Coldplay's album rivals Sgt. Pepper's -- in being overrated
Viva La Vida leaves behind the band's clean, simple past.
Published Feb. 10, 2009
Before you invest your time in this article attempting to come away with anything, I'll be upfront and start with a kicker: I think Sgt. Pepper's Lonely Hearts Club Band sucks. It was my favorite album by The Beatles for three weeks in eighth grade before I realized Revolver was the ultimate Beatles record and that every top 100 album of all time list -- the majority of which have Sgt. Pepper's at their peak -- is completely fucking wrong.
So, that said, if you think all of my credibility is lost, you might want to stop reading.
Still with me? Maybe it's the fact that I think concept albums are lame or that anything overtly grandiose makes me feel queasy and underdressed.
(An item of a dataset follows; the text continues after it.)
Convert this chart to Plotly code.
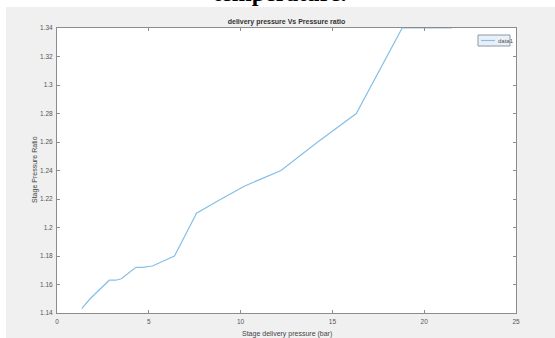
import plotly.graph_objects as go

# Data
pressure = [1.35, 1.8, 2.85, 3.2, 3.5, 4.3, 4.65, 5.2, 6.4, 7.6, 8.8, 10.2, 12.2, 14.2, 16.3, 18.8, 21.5]
ratio = [1.143, 1.150, 1.163, 1.163, 1.164, 1.172, 1.172, 1.173, 1.180, 1.210, 1.219, 1.229, 1.240, 1.260, 1.280, 1.340, 1.340]
x_ticks = [0, 5, 10, 15, 20, 25]
y_ticks = [1.14, 1.16, 1.18, 1.2, 1.22, 1.24, 1.26, 1.28, 1.3, 1.32, 1.34]
y_tick_labels = ["1.14", "1.16", "1.18", "1.2", "1.22", "1.24", "1.26", "1.28", "1.3", "1.32", "1.34"]
series_name = "data1"

W, H = 555, 338
L, R, T, B = 57, 516, 28, 313  # plot area pixel edges
pw, ph = R - L, B - T
LINE_COLOR = "#86bfe8"
FONT = "Liberation Sans"

def px(xp):
    return (xp - L) / pw

def py(yp):
    return (B - yp) / ph

fig = go.Figure()
fig.add_trace(go.Scatter(
    x=pressure, y=ratio, mode="lines", name=series_name,
    line=dict(color=LINE_COLOR, width=1.2), showlegend=False,
))

axis_common = dict(
    showgrid=False, zeroline=False, showline=True, linecolor="#8c8c8c", linewidth=1,
    ticks="inside", ticklen=3, tickcolor="#8c8c8c", mirror="ticks",
    tickfont=dict(family=FONT, size=6.5, color="#555555"),
    automargin=False,
)

fig.update_xaxes(range=[0, 25], tickvals=x_ticks, ticklabelstandoff=2, **axis_common)
fig.update_yaxes(range=[1.14, 1.34], tickvals=y_ticks, ticktext=y_tick_labels,
                 ticklabelstandoff=2, **axis_common)

fig.update_layout(
    width=W, height=H,
    margin=dict(l=L, r=W - R, t=T, b=H - B, pad=0),
    paper_bgcolor="#f0f0f0", plot_bgcolor="white",
    title=dict(text="<b>delivery pressure Vs Pressure ratio</b>", x=0.5, xref="paper",
               y=1 - 22 / H, yanchor="middle", yref="container",
               font=dict(family=FONT, size=7, color="#333333")),
    shapes=[
        dict(type="rect", xref="paper", yref="paper", x0=px(-5), x1=px(W + 5), y0=py(7), y1=py(-5),
             fillcolor="white", line=dict(width=0), layer="above"),
        dict(type="rect", xref="paper", yref="paper", x0=px(-5), x1=px(6), y0=py(H + 5), y1=py(-5),
             fillcolor="white", line=dict(width=0), layer="above"),
        # legend box
        dict(type="rect", xref="paper", yref="paper", x0=px(478), x1=px(510), y0=py(46), y1=py(35),
             fillcolor="#eaf0f7", line=dict(color="#8a97a8", width=1), layer="above"),
        dict(type="line", xref="paper", yref="paper", x0=px(481), x1=px(495), y0=py(40.5), y1=py(40.5),
             line=dict(color=LINE_COLOR, width=1.2), layer="above"),
    ],
    annotations=[
        dict(text="<b>temperature.</b>", xref="paper", yref="paper", x=px(280), y=py(-7),
             xanchor="center", yanchor="middle", showarrow=False,
             font=dict(family="Liberation Serif", size=24, color="black")),
        dict(text=series_name, xref="paper", yref="paper", x=px(496), y=py(40.5),
             xanchor="left", yanchor="middle", showarrow=False,
             font=dict(family=FONT, size=6, color="#555555")),
        dict(text="Stage delivery pressure (bar)", xref="paper", yref="paper", x=0.5, y=py(334),
             xanchor="center", yanchor="middle", showarrow=False,
             font=dict(family=FONT, size=7, color="#444444")),
        dict(text="Stage Pressure Ratio", xref="paper", yref="paper", x=px(35), y=py(170),
             xanchor="center", yanchor="middle", showarrow=False, textangle=-90,
             font=dict(family=FONT, size=7, color="#444444")),
    ],
)

fig.write_html("out.html", config={"displayModeBar": False},
               post_script="document.body.style.margin='0';")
It could also be that I have killer ADD when it comes to songs. I usually listen to the first minute and 45 seconds before I press the skip button. Imagine me sitting through an entire album based on the same concept. (John Lennon did argue, though, that Paul McCartney's baby was, aside from the reprise, just another album and not a concept at all. Just goes to show rock critics will disagree with you if you aren't The Cute One.)
So when I first heard "Viva La Vida," the atomic bomb (subtle U2-Coldplay reference?) of a second single from Coldplay's fourth studio album, Viva La Vida or Death and All His Friends, I was immediately reminded of Sgt. Pepper's, if not because of the stupid outfit Chris Martin was wearing in the iTunes commercial and has continued to wear without explanation for the past 10 months.
But I fell in love with the song. More appropriately, I fell in love with 30 seconds of the song -- arguably the best 30 seconds. After watching the commercial replay over and over again on YouTube, I spent $0.99 on the single at the iTunes store. And it sucked.
I can handle most things in small doses -- goat's milk, Auto-Tune, the smell of the marijuana from the apartment below mine that seeps into my bathroom in the morning and super deliberate music are among these things. But that's just the point -- concept albums and polished production are all right now and then, for a short period of time. Stuff might even win you a Grammy (or three, if you were Coldplay at this year's Grammys). Call me a minimalist, but Viva La Vida and Sgt. Pepper's, in my opinion, are in the same stupid, bedazzled boat.
Revolver was good because it was so clean. It started out with the crisp-as-no-other "Taxman" and included stripped-down tracks like "Doctor Robert." Released a year after the Beatles dropped the hand-holding, "P.S. I Love You" theme with Rubber Soul, Revolver mixed in just the right amount of laid-back experimentation. No one's saying it was recorded in Ringo's garage with a Mr. Microphone, but the production didn't rival what was put into Sgt. Pepper's. And that's what makes it listenable. If I was going to draw sweeping conclusions, which I am, I'd say 2000's Parachutes was Coldplay's Revolver.
Remember Parachutes? It was a cute little album. While most will remember it by singles "Yellow" and "Trouble," the lead single (in Europe) was actually "Shiver," which is, to date, my favorite Coldplay song. Before Coldplay was rocking out against a new-age Flying Windows screen saver in that one Apple commercial, Chris Martin was modestly dressed in a black windbreaker as he walked on a beach in the music video for "Yellow." That's it. He walked on a beach for, like, three minutes. That's all he did.
It was clean, simple college rock. In fact, the video for "Shiver" featured Chris Martin wearing a ratty old Rolling Stone lips logo tee and looks like it was recorded inside a cinderblock. In the end, Parachutes won a Grammy for Best Alternative Music Album.
But that was almost 10 years ago. What we know now is a Chris Martin and a Coldplay completely unrecognizable from their former Parachutes selves. And that's fine. Artists grow and change. The Beatles are probably the best example of that. And I guess when Vanilla Ice went metal. But with that change, some of the old stuff gets lost in the shuffle, when in reality -- especially when reality is my opinion -- it was the best to begin with.